> [The exercise]: Select every line holding the word "this" and copy it.

> [Available records]:
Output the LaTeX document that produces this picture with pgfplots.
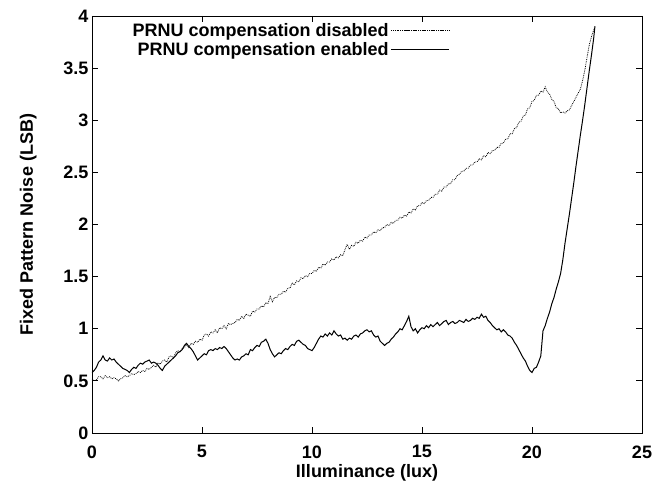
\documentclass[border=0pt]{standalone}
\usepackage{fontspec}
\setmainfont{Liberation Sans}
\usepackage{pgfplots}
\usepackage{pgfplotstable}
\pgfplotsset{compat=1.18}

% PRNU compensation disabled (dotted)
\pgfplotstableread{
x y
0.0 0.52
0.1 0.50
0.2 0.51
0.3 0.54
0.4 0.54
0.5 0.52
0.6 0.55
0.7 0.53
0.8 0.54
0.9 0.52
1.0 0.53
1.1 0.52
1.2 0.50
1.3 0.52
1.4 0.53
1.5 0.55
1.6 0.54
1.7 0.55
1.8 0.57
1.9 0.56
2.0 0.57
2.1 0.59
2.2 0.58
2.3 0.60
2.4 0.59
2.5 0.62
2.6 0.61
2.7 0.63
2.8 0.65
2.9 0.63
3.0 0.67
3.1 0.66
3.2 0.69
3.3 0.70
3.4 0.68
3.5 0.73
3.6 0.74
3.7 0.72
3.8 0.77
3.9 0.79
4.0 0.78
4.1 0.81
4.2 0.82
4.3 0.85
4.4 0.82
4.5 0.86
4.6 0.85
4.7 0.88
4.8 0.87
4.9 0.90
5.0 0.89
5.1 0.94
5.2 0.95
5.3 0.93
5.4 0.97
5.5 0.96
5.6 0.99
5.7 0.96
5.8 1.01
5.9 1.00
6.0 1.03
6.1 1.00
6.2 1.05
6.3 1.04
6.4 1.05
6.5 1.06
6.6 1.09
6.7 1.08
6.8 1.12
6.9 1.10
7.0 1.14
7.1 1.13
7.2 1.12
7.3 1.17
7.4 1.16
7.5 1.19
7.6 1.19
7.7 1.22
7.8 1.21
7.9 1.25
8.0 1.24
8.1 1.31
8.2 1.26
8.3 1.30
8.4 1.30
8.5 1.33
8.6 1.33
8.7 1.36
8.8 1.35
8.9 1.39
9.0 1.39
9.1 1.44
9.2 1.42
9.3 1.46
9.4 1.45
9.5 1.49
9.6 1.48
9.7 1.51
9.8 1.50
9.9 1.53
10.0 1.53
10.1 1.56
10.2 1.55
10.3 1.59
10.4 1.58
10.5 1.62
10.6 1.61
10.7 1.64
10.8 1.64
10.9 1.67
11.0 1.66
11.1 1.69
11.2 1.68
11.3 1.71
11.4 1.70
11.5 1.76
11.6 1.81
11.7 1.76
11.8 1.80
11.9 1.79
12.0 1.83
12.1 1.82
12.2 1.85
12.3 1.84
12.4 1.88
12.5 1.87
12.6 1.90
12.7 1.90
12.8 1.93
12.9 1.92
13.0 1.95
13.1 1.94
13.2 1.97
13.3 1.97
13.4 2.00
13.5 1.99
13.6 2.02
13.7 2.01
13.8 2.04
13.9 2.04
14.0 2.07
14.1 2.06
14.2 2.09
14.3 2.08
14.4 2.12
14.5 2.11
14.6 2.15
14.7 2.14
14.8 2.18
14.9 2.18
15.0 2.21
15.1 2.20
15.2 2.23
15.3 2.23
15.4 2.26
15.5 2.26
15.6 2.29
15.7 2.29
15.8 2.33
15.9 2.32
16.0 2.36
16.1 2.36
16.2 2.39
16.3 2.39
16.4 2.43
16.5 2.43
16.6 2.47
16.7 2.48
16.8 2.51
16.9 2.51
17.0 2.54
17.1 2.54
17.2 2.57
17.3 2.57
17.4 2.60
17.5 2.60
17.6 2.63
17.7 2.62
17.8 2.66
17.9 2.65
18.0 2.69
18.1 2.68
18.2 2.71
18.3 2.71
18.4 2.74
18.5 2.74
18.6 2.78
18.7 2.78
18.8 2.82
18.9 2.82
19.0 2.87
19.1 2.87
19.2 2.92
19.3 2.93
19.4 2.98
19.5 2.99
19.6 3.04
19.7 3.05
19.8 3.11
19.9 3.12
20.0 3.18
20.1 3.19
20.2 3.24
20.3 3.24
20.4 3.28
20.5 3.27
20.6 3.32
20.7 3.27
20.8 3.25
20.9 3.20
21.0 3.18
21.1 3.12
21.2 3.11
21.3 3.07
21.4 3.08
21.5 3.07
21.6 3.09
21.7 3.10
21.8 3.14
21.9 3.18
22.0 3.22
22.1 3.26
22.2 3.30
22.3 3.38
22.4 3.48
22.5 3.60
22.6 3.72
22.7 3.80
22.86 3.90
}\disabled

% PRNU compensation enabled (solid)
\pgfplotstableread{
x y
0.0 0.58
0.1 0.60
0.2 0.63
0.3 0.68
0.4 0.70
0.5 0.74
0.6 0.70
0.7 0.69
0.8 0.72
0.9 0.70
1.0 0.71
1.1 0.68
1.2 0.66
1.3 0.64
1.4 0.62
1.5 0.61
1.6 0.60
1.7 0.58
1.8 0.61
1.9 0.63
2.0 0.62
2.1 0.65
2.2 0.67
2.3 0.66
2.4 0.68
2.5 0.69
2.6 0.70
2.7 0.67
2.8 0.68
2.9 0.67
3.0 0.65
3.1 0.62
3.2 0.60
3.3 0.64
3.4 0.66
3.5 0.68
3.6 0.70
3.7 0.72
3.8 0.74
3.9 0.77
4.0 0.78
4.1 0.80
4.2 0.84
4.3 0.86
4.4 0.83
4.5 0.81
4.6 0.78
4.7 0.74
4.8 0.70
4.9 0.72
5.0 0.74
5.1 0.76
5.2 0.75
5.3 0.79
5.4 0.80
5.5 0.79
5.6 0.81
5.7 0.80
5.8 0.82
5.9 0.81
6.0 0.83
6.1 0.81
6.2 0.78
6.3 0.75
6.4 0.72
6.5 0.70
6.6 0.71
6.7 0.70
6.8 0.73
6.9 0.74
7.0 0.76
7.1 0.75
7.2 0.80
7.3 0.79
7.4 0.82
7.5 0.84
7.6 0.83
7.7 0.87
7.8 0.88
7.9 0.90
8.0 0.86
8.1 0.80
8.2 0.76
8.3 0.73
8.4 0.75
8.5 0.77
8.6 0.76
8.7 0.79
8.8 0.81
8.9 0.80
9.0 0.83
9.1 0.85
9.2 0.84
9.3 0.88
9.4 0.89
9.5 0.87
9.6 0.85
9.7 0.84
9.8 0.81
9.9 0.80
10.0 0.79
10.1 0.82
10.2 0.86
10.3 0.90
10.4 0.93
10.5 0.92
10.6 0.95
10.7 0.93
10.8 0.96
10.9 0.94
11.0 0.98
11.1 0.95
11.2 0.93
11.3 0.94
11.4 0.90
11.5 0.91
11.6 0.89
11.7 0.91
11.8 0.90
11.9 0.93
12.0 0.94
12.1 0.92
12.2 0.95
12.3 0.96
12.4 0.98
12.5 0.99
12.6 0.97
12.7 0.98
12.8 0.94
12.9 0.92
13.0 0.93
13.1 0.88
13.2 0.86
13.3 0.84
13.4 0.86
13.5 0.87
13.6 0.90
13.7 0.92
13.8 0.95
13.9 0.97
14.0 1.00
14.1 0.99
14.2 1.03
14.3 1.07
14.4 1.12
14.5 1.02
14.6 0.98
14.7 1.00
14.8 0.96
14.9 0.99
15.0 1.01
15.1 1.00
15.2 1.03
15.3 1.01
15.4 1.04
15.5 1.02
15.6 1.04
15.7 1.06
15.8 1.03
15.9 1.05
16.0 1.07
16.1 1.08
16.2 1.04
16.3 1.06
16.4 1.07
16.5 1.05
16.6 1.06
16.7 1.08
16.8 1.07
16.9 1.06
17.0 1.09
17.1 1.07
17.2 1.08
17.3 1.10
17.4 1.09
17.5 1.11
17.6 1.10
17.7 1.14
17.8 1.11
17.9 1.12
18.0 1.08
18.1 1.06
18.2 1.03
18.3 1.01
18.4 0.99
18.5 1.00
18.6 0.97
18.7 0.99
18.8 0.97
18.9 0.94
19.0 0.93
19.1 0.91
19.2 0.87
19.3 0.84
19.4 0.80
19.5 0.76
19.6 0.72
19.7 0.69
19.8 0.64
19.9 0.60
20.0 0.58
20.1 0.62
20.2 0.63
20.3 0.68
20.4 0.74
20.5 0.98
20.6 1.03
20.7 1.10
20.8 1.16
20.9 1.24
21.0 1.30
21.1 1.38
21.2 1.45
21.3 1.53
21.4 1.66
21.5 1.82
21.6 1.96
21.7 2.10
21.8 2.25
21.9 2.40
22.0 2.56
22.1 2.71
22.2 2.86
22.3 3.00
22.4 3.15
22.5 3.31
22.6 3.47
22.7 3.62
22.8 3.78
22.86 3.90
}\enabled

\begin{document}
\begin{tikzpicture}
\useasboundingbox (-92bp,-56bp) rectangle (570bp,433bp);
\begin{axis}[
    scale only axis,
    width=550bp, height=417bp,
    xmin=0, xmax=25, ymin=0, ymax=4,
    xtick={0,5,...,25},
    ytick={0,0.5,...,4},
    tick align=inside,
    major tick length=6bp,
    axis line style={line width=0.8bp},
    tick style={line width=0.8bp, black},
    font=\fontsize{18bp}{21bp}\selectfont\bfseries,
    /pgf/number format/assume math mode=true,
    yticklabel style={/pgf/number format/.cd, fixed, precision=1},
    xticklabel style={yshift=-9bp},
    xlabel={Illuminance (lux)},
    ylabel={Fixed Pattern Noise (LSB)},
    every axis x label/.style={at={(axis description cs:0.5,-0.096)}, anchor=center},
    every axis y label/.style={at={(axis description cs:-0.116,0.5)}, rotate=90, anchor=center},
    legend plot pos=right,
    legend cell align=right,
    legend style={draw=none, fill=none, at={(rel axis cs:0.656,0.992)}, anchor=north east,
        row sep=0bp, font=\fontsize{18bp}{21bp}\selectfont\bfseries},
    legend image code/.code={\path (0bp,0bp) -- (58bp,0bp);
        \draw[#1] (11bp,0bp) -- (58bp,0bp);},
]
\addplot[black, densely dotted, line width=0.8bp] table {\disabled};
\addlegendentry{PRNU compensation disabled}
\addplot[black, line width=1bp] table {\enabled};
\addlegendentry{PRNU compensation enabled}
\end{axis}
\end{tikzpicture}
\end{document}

==

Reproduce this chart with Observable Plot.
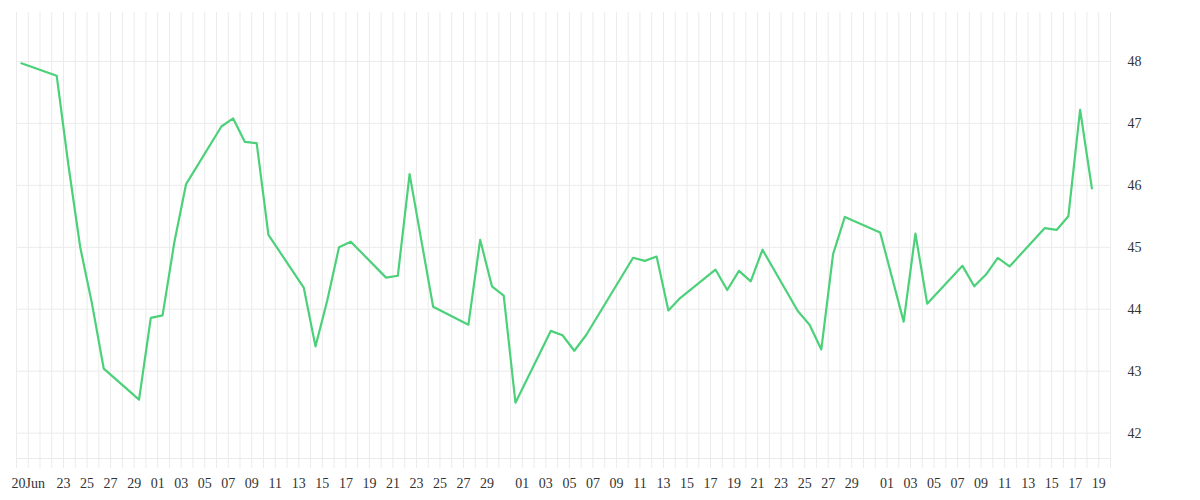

> [The result]:
Output the LaTeX document that produces this picture with pgfplots.
Reproduce this chart with Observable Plot.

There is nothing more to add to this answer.